I finally had to ban myself from WebMD. If there were symptoms that seemed truly concerning, I would call the nurse line at my pediatrician’s office and instead follow their advice.

I also had to learn to scroll past “milestone” posts that I know might make me anxious. I know these posts are meant to be joyful and harmless, but I knew they were a trigger for my anxiety — as silly as it may seem.

 

3. Take a mental break

Being home with a newborn is all-consuming and completely constant. If you start to feel anxious about something, you literally have all day home with just a baby to think about it and continue to worry. When you feel a mental spiral coming on, find the best way possible to just take a breather. If you’re with the baby, even just taking a walk around the block or through the mall seemed to help. It would let my mind float to different places, and I felt a lot better.

If you have someone that can help out with the baby for a bit, take an hour to yourself and do whatever you usually do to make yourself feel better after a bad day. I think this is so important for all mothers. Browse a bookstore or meet a friend for lunch. I usually felt that after some distance the worry seemed to fade and I could look at the problem with a lot more objectivity. 

 

Source: @alainakaz

 

4. Find a pediatrician you trust AND can talk to

My pediatrician is on my list of Favorite People Ever. She is the kindest, most patient, most knowledgeable person I know. She was recommended by a few other people, and I honestly completely trust her advice and her assessment of my daughter. She allows me to let out my concerns, no matter how crazy they may be, without being judgmental. She considers each concern fairly without immediately dismissing it as wrong. 

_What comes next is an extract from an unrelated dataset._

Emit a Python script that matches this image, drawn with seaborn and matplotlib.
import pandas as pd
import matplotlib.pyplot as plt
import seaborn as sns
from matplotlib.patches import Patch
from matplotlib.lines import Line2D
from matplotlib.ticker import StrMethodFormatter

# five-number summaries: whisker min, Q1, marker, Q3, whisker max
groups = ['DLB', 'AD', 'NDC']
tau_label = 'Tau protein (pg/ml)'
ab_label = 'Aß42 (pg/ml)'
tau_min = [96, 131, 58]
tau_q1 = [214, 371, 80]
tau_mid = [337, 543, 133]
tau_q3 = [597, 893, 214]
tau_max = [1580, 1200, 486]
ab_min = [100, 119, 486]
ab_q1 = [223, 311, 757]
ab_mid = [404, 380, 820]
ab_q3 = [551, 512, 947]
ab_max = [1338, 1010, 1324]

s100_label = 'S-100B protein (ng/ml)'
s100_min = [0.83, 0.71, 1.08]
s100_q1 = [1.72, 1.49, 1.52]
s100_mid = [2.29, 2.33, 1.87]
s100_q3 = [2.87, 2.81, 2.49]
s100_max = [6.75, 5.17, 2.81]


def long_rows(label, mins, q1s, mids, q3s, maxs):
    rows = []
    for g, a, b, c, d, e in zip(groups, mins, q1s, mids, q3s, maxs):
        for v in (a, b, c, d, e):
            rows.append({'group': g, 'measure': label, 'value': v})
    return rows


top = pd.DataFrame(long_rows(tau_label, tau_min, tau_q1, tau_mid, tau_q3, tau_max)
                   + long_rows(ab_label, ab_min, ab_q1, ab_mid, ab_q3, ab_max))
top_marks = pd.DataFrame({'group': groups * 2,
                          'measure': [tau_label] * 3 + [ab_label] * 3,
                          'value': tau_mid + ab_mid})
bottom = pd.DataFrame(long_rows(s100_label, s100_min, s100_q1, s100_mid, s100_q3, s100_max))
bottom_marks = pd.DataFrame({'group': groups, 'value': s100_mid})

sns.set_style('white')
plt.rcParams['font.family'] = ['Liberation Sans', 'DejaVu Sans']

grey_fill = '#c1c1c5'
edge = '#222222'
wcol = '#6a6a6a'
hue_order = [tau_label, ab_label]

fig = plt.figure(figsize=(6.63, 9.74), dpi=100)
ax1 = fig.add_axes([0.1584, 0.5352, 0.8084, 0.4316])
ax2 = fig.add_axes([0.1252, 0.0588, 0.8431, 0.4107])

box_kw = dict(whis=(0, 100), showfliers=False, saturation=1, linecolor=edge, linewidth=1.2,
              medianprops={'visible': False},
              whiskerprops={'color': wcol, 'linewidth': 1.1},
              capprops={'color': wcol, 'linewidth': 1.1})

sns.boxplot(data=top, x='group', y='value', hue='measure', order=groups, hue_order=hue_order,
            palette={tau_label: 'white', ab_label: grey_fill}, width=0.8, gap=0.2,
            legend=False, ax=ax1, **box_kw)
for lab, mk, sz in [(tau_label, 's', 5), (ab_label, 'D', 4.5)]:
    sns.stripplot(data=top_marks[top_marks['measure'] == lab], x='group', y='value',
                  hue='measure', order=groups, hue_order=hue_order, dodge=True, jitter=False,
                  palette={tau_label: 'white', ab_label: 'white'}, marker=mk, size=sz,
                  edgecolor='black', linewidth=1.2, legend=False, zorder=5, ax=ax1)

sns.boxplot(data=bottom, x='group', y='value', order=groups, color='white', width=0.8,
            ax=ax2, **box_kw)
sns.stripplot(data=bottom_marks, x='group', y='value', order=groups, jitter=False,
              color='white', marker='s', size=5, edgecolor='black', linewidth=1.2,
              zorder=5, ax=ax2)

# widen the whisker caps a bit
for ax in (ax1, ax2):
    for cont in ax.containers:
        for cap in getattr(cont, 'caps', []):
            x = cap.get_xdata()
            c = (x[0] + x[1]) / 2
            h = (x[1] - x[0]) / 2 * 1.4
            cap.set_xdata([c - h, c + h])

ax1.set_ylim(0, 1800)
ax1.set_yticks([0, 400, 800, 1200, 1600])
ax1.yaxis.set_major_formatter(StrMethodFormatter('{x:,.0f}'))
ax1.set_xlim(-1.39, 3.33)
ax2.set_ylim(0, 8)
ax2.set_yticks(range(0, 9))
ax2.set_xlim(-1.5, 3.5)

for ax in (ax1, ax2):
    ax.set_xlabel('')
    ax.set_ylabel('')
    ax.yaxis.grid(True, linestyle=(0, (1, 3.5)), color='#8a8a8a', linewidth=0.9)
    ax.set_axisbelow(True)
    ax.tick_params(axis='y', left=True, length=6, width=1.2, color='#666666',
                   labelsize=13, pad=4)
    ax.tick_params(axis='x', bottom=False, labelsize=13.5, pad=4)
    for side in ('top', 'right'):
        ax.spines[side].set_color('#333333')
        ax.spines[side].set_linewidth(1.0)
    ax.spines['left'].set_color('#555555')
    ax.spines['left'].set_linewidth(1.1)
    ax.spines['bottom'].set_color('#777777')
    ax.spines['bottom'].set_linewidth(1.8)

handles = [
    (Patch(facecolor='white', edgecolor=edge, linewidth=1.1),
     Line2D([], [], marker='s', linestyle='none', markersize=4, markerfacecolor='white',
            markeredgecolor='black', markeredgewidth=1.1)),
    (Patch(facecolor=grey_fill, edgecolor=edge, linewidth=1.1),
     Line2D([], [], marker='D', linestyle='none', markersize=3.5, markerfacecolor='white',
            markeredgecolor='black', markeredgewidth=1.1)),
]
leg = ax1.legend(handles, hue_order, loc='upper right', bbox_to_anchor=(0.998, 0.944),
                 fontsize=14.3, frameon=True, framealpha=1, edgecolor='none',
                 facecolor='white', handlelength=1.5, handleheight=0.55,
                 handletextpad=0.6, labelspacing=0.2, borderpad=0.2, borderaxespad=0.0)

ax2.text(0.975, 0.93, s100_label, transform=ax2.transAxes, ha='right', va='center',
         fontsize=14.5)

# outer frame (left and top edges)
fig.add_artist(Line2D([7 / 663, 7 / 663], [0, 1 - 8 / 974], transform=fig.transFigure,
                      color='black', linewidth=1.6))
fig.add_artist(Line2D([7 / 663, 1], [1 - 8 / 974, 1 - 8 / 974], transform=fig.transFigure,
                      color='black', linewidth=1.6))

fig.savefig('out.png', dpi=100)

I have no medical background at all, so having a pediatrician, I feel like I can trust really lifts a burden off me. If you don’t feel like the pediatrician you have is the right fit, don’t feel bad looking elsewhere! Ask around for recommendations — I’ve found that’s the best way to find providers I’m happy with. 

Having a newborn is hard no matter what you are dealing with mentally. If you are struggling, do not hesitate to reach out for help or take a break.